Without a rhythm with Austin and with Mayer helping block when he wasn’t getting bracketed by multiple defenders, Notre Dame found chunk plays in Williams and fifth-year receiver Avery Davis, not to mention sophomore running back Chris Tyree’s 55 total yards from scrimmage.

“There are enough guys to go around that we can still be a really good offense if you take a Mike Mayer away,” Kelly said.

It was not a really good offense on Saturday, but it was good enough, and it showed levels of creativity not previously seen. As long as the offensive line is relying on piecemeal efforts — while Baker played well, the rotation on the interior of the line further suggests the Irish are far from a dominant front — some schemes here and twists there will be needed to make it a really good offense.

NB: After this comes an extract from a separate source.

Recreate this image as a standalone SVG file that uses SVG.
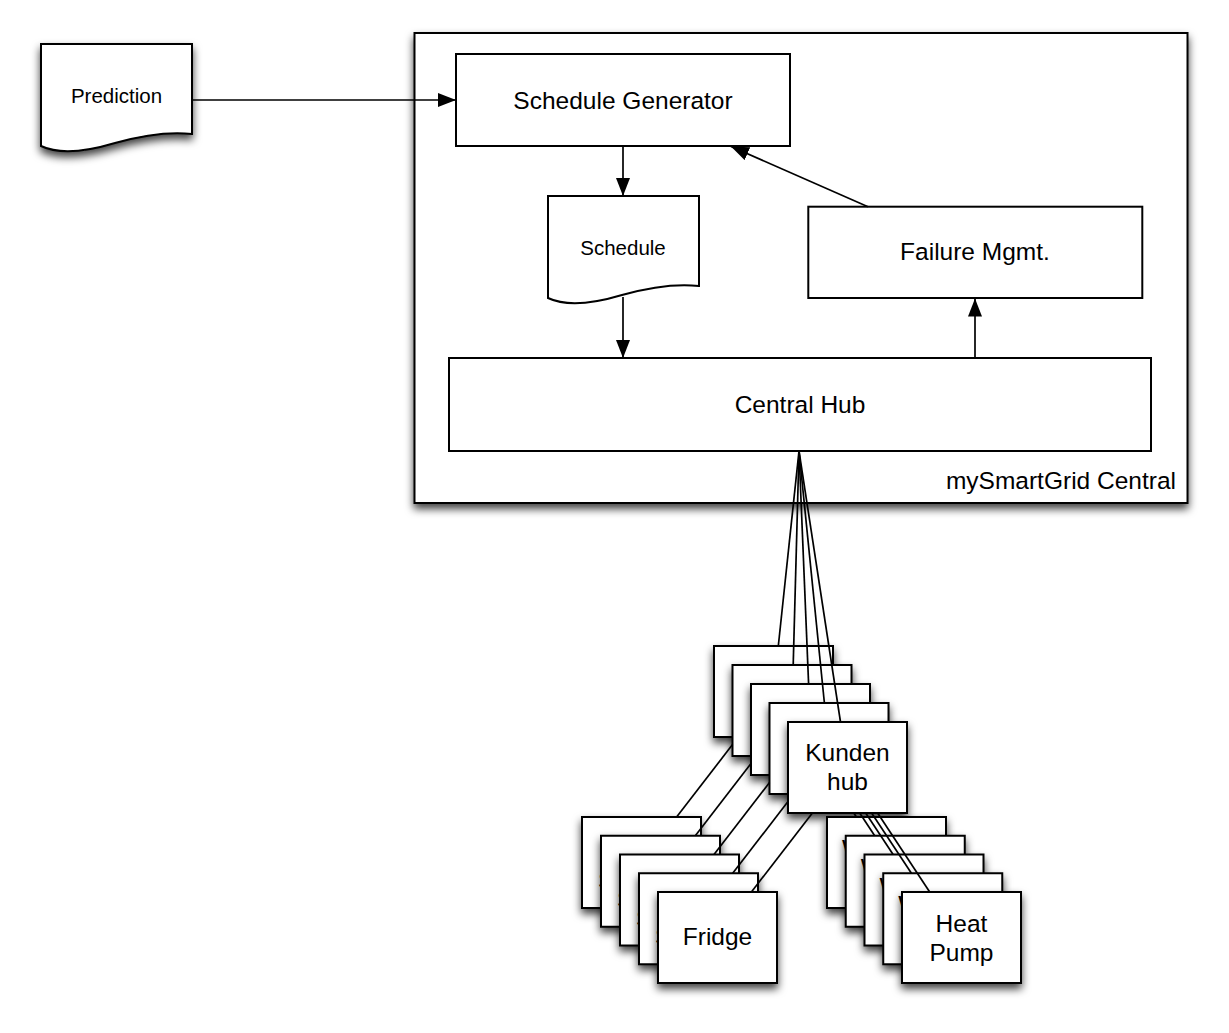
<svg xmlns="http://www.w3.org/2000/svg" width="1229" height="1033" viewBox="0 0 1229 1033">
<defs>
<filter id="sh" x="-25%" y="-25%" width="150%" height="160%">
<feDropShadow dx="0" dy="5" stdDeviation="4.5" flood-color="#000" flood-opacity="0.75"/>
</filter>
<marker id="arr" markerUnits="userSpaceOnUse" markerWidth="19" markerHeight="15" refX="18" refY="7" orient="auto">
<path d="M0,0 L18,7 L0,14 z" fill="#000"/>
</marker>
<style>
.box{fill:#fff;stroke:#000;stroke-width:2}
.shd{filter:url(#sh)}
.t{font-family:"Liberation Sans",Arial,Helvetica,sans-serif;fill:#000;text-anchor:middle}
.big{font-size:24.5px}
.sm{font-size:20.5px}
.ln{fill:none;stroke:#000;stroke-width:1.7}
.ar{fill:none;stroke:#000;stroke-width:1.7;marker-end:url(#arr)}
</style>
</defs>
<rect width="1229" height="1033" fill="#fff"/>

<g id="mySmartGrid-central">
<rect class="box shd" x="414.5" y="33" width="773" height="470"/>
<text class="t big" x="1176" y="489" style="text-anchor:end">mySmartGrid Central</text>
</g>

<g id="prediction">
<path class="box shd" d="M41,44 H192 V134 C165,131 140,136 115,143 C85,152 60,155 41,146 Z"/>
<text class="t sm" x="116.5" y="103">Prediction</text>
</g>

<g id="schedule-generator">
<rect class="box" x="456" y="54" width="334" height="92"/>
<text class="t big" x="623" y="109">Schedule Generator</text>
</g>

<g id="schedule">
<path class="box" d="M548,196 H699 V286 C672,283 647,288 622,295 C592,304 567,307 548,298 Z"/>
<text class="t sm" x="623" y="255">Schedule</text>
</g>

<g id="failure-mgmt">
<rect class="box" x="808.3" y="206.7" width="334" height="91.3"/>
<text class="t big" x="975" y="260">Failure Mgmt.</text>
</g>

<g id="central-hub">
<rect class="box" x="449" y="358" width="702" height="93"/>
<text class="t big" x="800" y="413">Central Hub</text>
</g>

<g id="kunden-hubs">
<rect class="box shd" x="714" y="646" width="119" height="91"/>
<rect class="box shd" x="732.5" y="665" width="119" height="91"/>
<rect class="box shd" x="751" y="684" width="119" height="91"/>
<rect class="box shd" x="769.5" y="703" width="119" height="91"/>
<rect class="box shd" x="788" y="722" width="119" height="91"/>
<text class="t big" x="847.5" y="761">Kunden</text>
<text class="t big" x="847.5" y="789.5">hub</text>
</g>

<g id="fridges">
<rect class="box shd" x="582" y="817" width="119" height="91"/>
<text class="t big" x="598" y="889" style="text-anchor:start">S</text>
<rect class="box shd" x="601" y="835.75" width="119" height="91"/>
<text class="t big" x="617" y="907.75" style="text-anchor:start">S</text>
<rect class="box shd" x="620" y="854.5" width="119" height="91"/>
<text class="t big" x="636" y="926.5" style="text-anchor:start">S</text>
<rect class="box shd" x="639" y="873.25" width="119" height="91"/>
<text class="t big" x="655" y="945.25" style="text-anchor:start">S</text>
<rect class="box shd" x="658" y="892" width="119" height="91"/>
<text class="t big" x="717.5" y="945">Fridge</text>
</g>

<g id="heat-pumps">
<rect class="box shd" x="827" y="817" width="119" height="91"/>
<text class="t big" x="842" y="857" style="text-anchor:start">W</text>
<rect class="box shd" x="845.75" y="835.75" width="119" height="91"/>
<text class="t big" x="860.75" y="875.75" style="text-anchor:start">W</text>
<rect class="box shd" x="864.5" y="854.5" width="119" height="91"/>
<text class="t big" x="879.5" y="894.5" style="text-anchor:start">W</text>
<rect class="box shd" x="883.25" y="873.25" width="119" height="91"/>
<text class="t big" x="898.25" y="913.25" style="text-anchor:start">W</text>
<rect class="box shd" x="902" y="892" width="119" height="91"/>
<text class="t big" x="961.5" y="932">Heat</text>
<text class="t big" x="961.5" y="960.5">Pump</text>
</g>

<g id="connectors">
<line class="ar" x1="192" y1="100" x2="456" y2="100"/>
<line class="ar" x1="623" y1="146" x2="623" y2="196"/>
<line class="ar" x1="623" y1="297" x2="623" y2="358"/>
<line class="ar" x1="868" y1="206.7" x2="731" y2="146.5"/>
<line class="ar" x1="975" y1="358" x2="975" y2="298.5"/>

<line class="ln" x1="799" y1="451" x2="778.3" y2="646"/>
<line class="ln" x1="799" y1="451" x2="793.2" y2="665"/>
<line class="ln" x1="799" y1="451" x2="808.6" y2="684"/>
<line class="ln" x1="799" y1="451" x2="824.4" y2="703"/>
<line class="ln" x1="799" y1="451" x2="840.5" y2="722"/>

<line class="ln" x1="732.5" y1="744.6" x2="676.6" y2="817"/>
<line class="ln" x1="751" y1="763.6" x2="695.3" y2="835.75"/>
<line class="ln" x1="769.5" y1="782.6" x2="714" y2="854.5"/>
<line class="ln" x1="788" y1="801.6" x2="732.7" y2="873.25"/>
<line class="ln" x1="812.4" y1="813" x2="751.4" y2="892"/>

<line class="ln" x1="853.8" y1="813" x2="856.4" y2="817"/>
<line class="ln" x1="859.7" y1="813" x2="874.7" y2="835.75"/>
<line class="ln" x1="865.7" y1="813" x2="893.1" y2="854.5"/>
<line class="ln" x1="871.6" y1="813" x2="911.4" y2="873.25"/>
<line class="ln" x1="877.6" y1="813" x2="929.7" y2="892"/>
</g>
</svg>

There is no sign of a quick fix for Notre Dame. Mixing and matching an offensive line is a deeper problem than simply swapping quarterbacks a la the 2018 fix that catapulted the Irish to the Playoff. But Notre Dame has the pieces. To use Kelly’s analogy, they may be more knights and bishops than rooks and queens, but plenty of games have been won with knights and bishops.

It takes a creative player to do so, one well-versed in forks and pins, but that attack can often be the most difficult to defend.

“Don’t knock us yet,” Davis said. “Those guys are special in the locker room.”